Von diesem Buch hörte ich in einem Büchermarkt-Podcast des Deutschlandradio, gekauft habe ich das Buch auf einem realen Büchermarkt, nämlich in der VHS Wien-Hietzing, zum halben Preis.
Wenn Hitler gewonnen hätte
Es handelt sich um eine Art Science-fiction-Roman, eine Anti-Utopie: Basil beschreibt Geschehnisse von etwa 1965, in einer Welt, in der Deutschland den zweiten Weltkrieg gewonnen und die halbe Welt unterworfen hat. Der jämmerliche “Held” des Romans ist ein gewisser Albin Totila Höllriegl, Strahlungsspürer und Rutengänger aus dem kleinen Ort Heydrich am Fuß des Kyffhäuser. Braver NS-Parteigänger, Durchschnittsmensch.
Doch es trifft gerade ihn, man erfährt nie, warum: Der große Schriftsteller von Schwerdtfeger (Heimito von Doderer nachgebildet) übermittelt ihm einen Rutengang-Auftrag in Berlin. Samt Marschbefehl.
Schwüle Verhältnisse
Bevor er dorthin aufbricht, wird er noch zu der von ihm angebeteten Amazone Ulla von Ecken berufen, um deren Schlafzimmer auszupendeln.
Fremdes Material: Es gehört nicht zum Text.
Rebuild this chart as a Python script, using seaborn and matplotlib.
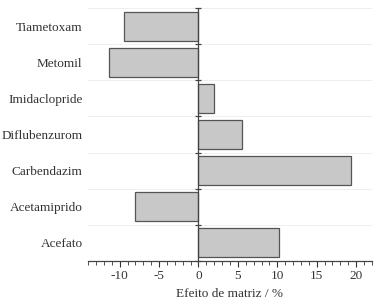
import numpy as np
import pandas as pd
import matplotlib
matplotlib.use('Agg')
import matplotlib.pyplot as plt
from matplotlib.ticker import MultipleLocator, FixedLocator
import seaborn as sns

compounds = ['Tiametoxam', 'Metomil', 'Imidaclopride', 'Diflubenzurom',
             'Carbendazim', 'Acetamiprido', 'Acefato']
matrix_effect = [-9.5, -11.4, 2.0, 5.5, 19.4, -8.1, 10.2]


def main():
    sns.set_style('white')
    plt.rcParams['font.family'] = 'serif'
    plt.rcParams['font.serif'] = ['Liberation Serif', 'DejaVu Serif']
    plt.rcParams['font.size'] = 9.5
    plt.rcParams['axes.unicode_minus'] = False

    df = pd.DataFrame({'composto': compounds, 'efeito': matrix_effect})

    fig = plt.figure(figsize=(3.83, 3.06), dpi=100)
    ax = fig.add_axes([0.23, 0.148, 0.741, 0.825])

    sns.barplot(data=df, x='efeito', y='composto', order=compounds, orient='h',
                color='#c8c8c8', saturation=1, width=0.8,
                edgecolor='#555555', linewidth=0.9, ax=ax)

    n = len(compounds)
    ax.set_xlim(-14, 22)
    ax.set_ylim(n - 0.5, -0.5)

    ax.xaxis.set_major_locator(MultipleLocator(5))
    ax.xaxis.set_minor_locator(MultipleLocator(1))
    ax.tick_params(axis='x', which='both', direction='out', bottom=True,
                   colors='#333333', labelcolor='#333333')
    ax.tick_params(axis='x', which='major', length=4, width=0.8, pad=3)
    ax.tick_params(axis='x', which='minor', length=3, width=0.6)

    # faint separators between categories
    bounds = np.arange(n + 1) - 0.5
    ax.yaxis.set_minor_locator(FixedLocator(bounds))
    ax.tick_params(axis='y', which='both', length=0, pad=4, labelcolor='#333333')
    ax.grid(which='minor', axis='y', color='#ececec', linewidth=0.6)
    ax.set_axisbelow(True)

    # zero line with small ticks at category boundaries
    ax.axvline(0, color='#444444', linewidth=0.9, zorder=3)
    ax.plot(np.zeros(len(bounds)), bounds, linestyle='none', marker='_',
            markersize=5, color='#444444', markeredgewidth=0.9, zorder=3,
            clip_on=False)

    for side in ['top', 'right', 'left']:
        ax.spines[side].set_visible(False)
    ax.spines['bottom'].set_color('#444444')
    ax.spines['bottom'].set_linewidth(0.9)

    ax.set_ylabel('')
    ax.set_xlabel('Efeito de matriz / %', color='#333333', labelpad=4)

    fig.savefig('out.png', dpi=100)


if __name__ == '__main__':
    main()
Er ist von diesem amazonenhaften Weib hingerissen, schnüffelt in ihrer Abwesenheit in ihrer Unterwäsche – und wird dann, als sie plötzlich erscheint, mit brutalen Peitschenhieben gestraft, nachdem er sie wild umschlungen hat.
In dem Roman gibt es neben einer zum Teil ermüdend minutiösen Schilderung der Zustände im Reich, vor allem der Wiedergabe unzähliger Radiomeldungen, eine starke erotische Strömung, die Höllriegl umtreibt.
In Berlin trifft er sich mit Ullas Schwägerin Anselma, kann sie verführen – und erfährt dann, dass in Wirklichkeit sie sich seiner bedient hat, um ihren Freunden, die versteckt zusahen, ein Vergnügen zu bereiten (sie tun das häufig).
Den eigentlichen Auftrag kann er in Berlin nicht durchführen, da der Kontaktmann verschwunden ist. Im Reich geht es nämlich drunter und drüber, da Hitler gerade gestorben ist. Ein gewisser Köpfler hat die Macht an sich gerissen. In aller Welt sind Aufstände gegen die deutschen Besatzer ausgebrochen, die Japaner (“Japsen”) lassen Atombomben auf Deutschland regnen.
Hitlers Begräbnis am Kyffhäuser
Auf der Rückfahrt nach Heydrich wird Höllriegl zu einem unterirdischen Versteck von Anhängern der verbotenen Psychanalyse gebracht, weiters besucht er den Philosophen Gundlfinger (= Heidegger), gerät immer wieder ins Chaos von Militär und Flüchtlingen, kann sich bis Heydrich zurück durchschlagen, wo am Kyffhäuser Hitlers Begräbnis (dessen Tod sich als gewaltsam herausgestellt hat, Köpfler steckte dahinter) ein ungeheures Massenaufgebot verursacht.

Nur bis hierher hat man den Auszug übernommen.